# [WHAT IS ASKED]
Exactly as written, quote every line that follows, skipping the images.
──────── SUPPLIED MATERIAL
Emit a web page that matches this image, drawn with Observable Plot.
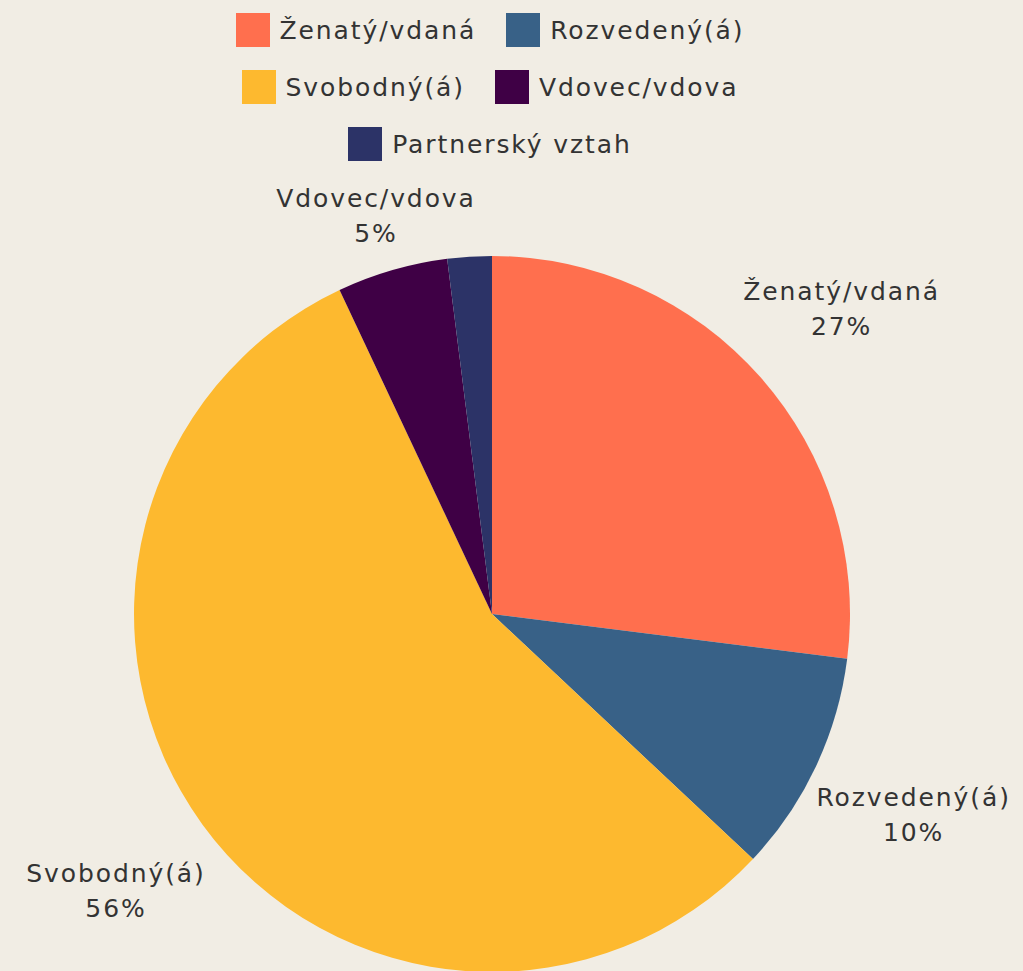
<!DOCTYPE html>
<html>
<head>
<meta charset="utf-8">
<script src="https://cdn.jsdelivr.net/npm/d3@7"></script>
<script src="https://cdn.jsdelivr.net/npm/@observablehq/plot@0.6"></script>
<style>
  html, body { margin: 0; padding: 0; background: #F1EDE4; }
  body { width: 1023px; height: 971px; overflow: hidden; font-family: "DejaVu Sans", sans-serif; color: #333; }
  #legend { position: absolute; left: 180px; top: 13px; width: 620px; display: flex; flex-wrap: wrap; justify-content: center; column-gap: 30px; row-gap: 23px; }
  .item { display: flex; align-items: center; height: 34px; font-size: 25px; letter-spacing: 1.9px; }
  .sw { width: 34px; height: 34px; margin-right: 10px; }
  #chart { position: absolute; left: 0; top: 175px; }
</style>
</head>
<body>
<div id="legend"></div>
<div id="chart"></div>
<script>
const categories = ["Ženatý/vdaná", "Rozvedený(á)", "Svobodný(á)", "Vdovec/vdova", "Partnerský vztah"];
const values = [27, 10, 56, 5, 2];
const colors = ["#FF6F4E", "#386187", "#FDB92F", "#3F0045", "#2C3367"];
const showLabel = [true, true, true, true, false];

const data = categories.map((c, i) => ({category: c, value: values[i], color: colors[i], show: showLabel[i]}));
const total = d3.sum(values);
const arcs = d3.pie().sort(null).value(d => d.value)(data);

// label positions in data units (unit circle = pie radius)
const labels = arcs.filter(a => a.data.show).map(a => {
  const mid = (a.startAngle + a.endAngle) / 2;
  let r = 1.3;
  const c = Math.cos(mid);
  if (c > 0) r = Math.min(r, 1.12 / c);
  return {
    x: r * Math.sin(mid),
    y: r * Math.cos(mid),
    text: a.data.category + "\n" + Math.round(a.data.value / total * 100) + "%"
  };
});

// legend
const legend = document.getElementById("legend");
data.forEach(d => {
  const it = document.createElement("div");
  it.className = "item";
  const sw = document.createElement("div");
  sw.className = "sw";
  sw.style.background = d.color;
  const t = document.createElement("span");
  t.textContent = d.category;
  it.appendChild(sw); it.appendChild(t);
  legend.appendChild(it);
});

const W = 1023, H = 796, cx = 492, cy = 439, R = 358;

function pieMark(index, scales) {
  const x = scales.x, y = scales.y;
  const rad = x(1) - x(0);
  const g = d3.create("svg:g").attr("transform", `translate(${x(0)},${y(0)})`);
  const arcGen = d3.arc().innerRadius(0).outerRadius(rad);
  g.selectAll("path").data(arcs).join("path")
    .attr("d", arcGen)
    .attr("fill", a => a.data.color);
  return g.node();
}

const plot = Plot.plot({
  width: W, height: H,
  margin: 0,
  style: { background: "transparent", fontFamily: "DejaVu Sans, sans-serif", letterSpacing: "1.9px" },
  x: { domain: [-1, 1], range: [cx - R, cx + R], axis: null },
  y: { domain: [-1, 1], range: [cy + R, cy - R], axis: null },
  marks: [
    pieMark,
    Plot.text(labels, { x: "x", y: "y", text: "text", fontSize: 25, fill: "#333", lineHeight: 1.4, textAnchor: "middle" })
  ]
});
document.getElementById("chart").appendChild(plot);
</script>
</body>
</html>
────────────────
# [SOLUTION TO THE PROBLEM]
Emit a web page that matches this image, drawn with Observable Plot.
<!DOCTYPE html>
<html>
<head>
<meta charset="utf-8">
<script src="https://cdn.jsdelivr.net/npm/d3@7"></script>
<script src="https://cdn.jsdelivr.net/npm/@observablehq/plot@0.6"></script>
<style>
  html, body { margin: 0; padding: 0; background: #F1EDE4; }
  body { width: 1023px; height: 971px; overflow: hidden; font-family: "DejaVu Sans", sans-serif; color: #333; }
  #legend { position: absolute; left: 180px; top: 13px; width: 620px; display: flex; flex-wrap: wrap; justify-content: center; column-gap: 30px; row-gap: 23px; }
  .item { display: flex; align-items: center; height: 34px; font-size: 25px; letter-spacing: 1.9px; }
  .sw { width: 34px; height: 34px; margin-right: 10px; }
  #chart { position: absolute; left: 0; top: 175px; }
</style>
</head>
<body>
<div id="legend"></div>
<div id="chart"></div>
<script>
const categories = ["Ženatý/vdaná", "Rozvedený(á)", "Svobodný(á)", "Vdovec/vdova", "Partnerský vztah"];
const values = [27, 10, 56, 5, 2];
const colors = ["#FF6F4E", "#386187", "#FDB92F", "#3F0045", "#2C3367"];
const showLabel = [true, true, true, true, false];

const data = categories.map((c, i) => ({category: c, value: values[i], color: colors[i], show: showLabel[i]}));
const total = d3.sum(values);
const arcs = d3.pie().sort(null).value(d => d.value)(data);

// label positions in data units (unit circle = pie radius)
const labels = arcs.filter(a => a.data.show).map(a => {
  const mid = (a.startAngle + a.endAngle) / 2;
  let r = 1.3;
  const c = Math.cos(mid);
  if (c > 0) r = Math.min(r, 1.12 / c);
  return {
    x: r * Math.sin(mid),
    y: r * Math.cos(mid),
    text: a.data.category + "\n" + Math.round(a.data.value / total * 100) + "%"
  };
});

// legend
const legend = document.getElementById("legend");
data.forEach(d => {
  const it = document.createElement("div");
  it.className = "item";
  const sw = document.createElement("div");
  sw.className = "sw";
  sw.style.background = d.color;
  const t = document.createElement("span");
  t.textContent = d.category;
  it.appendChild(sw); it.appendChild(t);
  legend.appendChild(it);
});

const W = 1023, H = 796, cx = 492, cy = 439, R = 358;

function pieMark(index, scales) {
  const x = scales.x, y = scales.y;
  const rad = x(1) - x(0);
  const g = d3.create("svg:g").attr("transform", `translate(${x(0)},${y(0)})`);
  const arcGen = d3.arc().innerRadius(0).outerRadius(rad);
  g.selectAll("path").data(arcs).join("path")
    .attr("d", arcGen)
    .attr("fill", a => a.data.color);
  return g.node();
}

const plot = Plot.plot({
  width: W, height: H,
  margin: 0,
  style: { background: "transparent", fontFamily: "DejaVu Sans, sans-serif", letterSpacing: "1.9px" },
  x: { domain: [-1, 1], range: [cx - R, cx + R], axis: null },
  y: { domain: [-1, 1], range: [cy + R, cy - R], axis: null },
  marks: [
    pieMark,
    Plot.text(labels, { x: "x", y: "y", text: "text", fontSize: 25, fill: "#333", lineHeight: 1.4, textAnchor: "middle" })
  ]
});
document.getElementById("chart").appendChild(plot);
</script>
</body>
</html>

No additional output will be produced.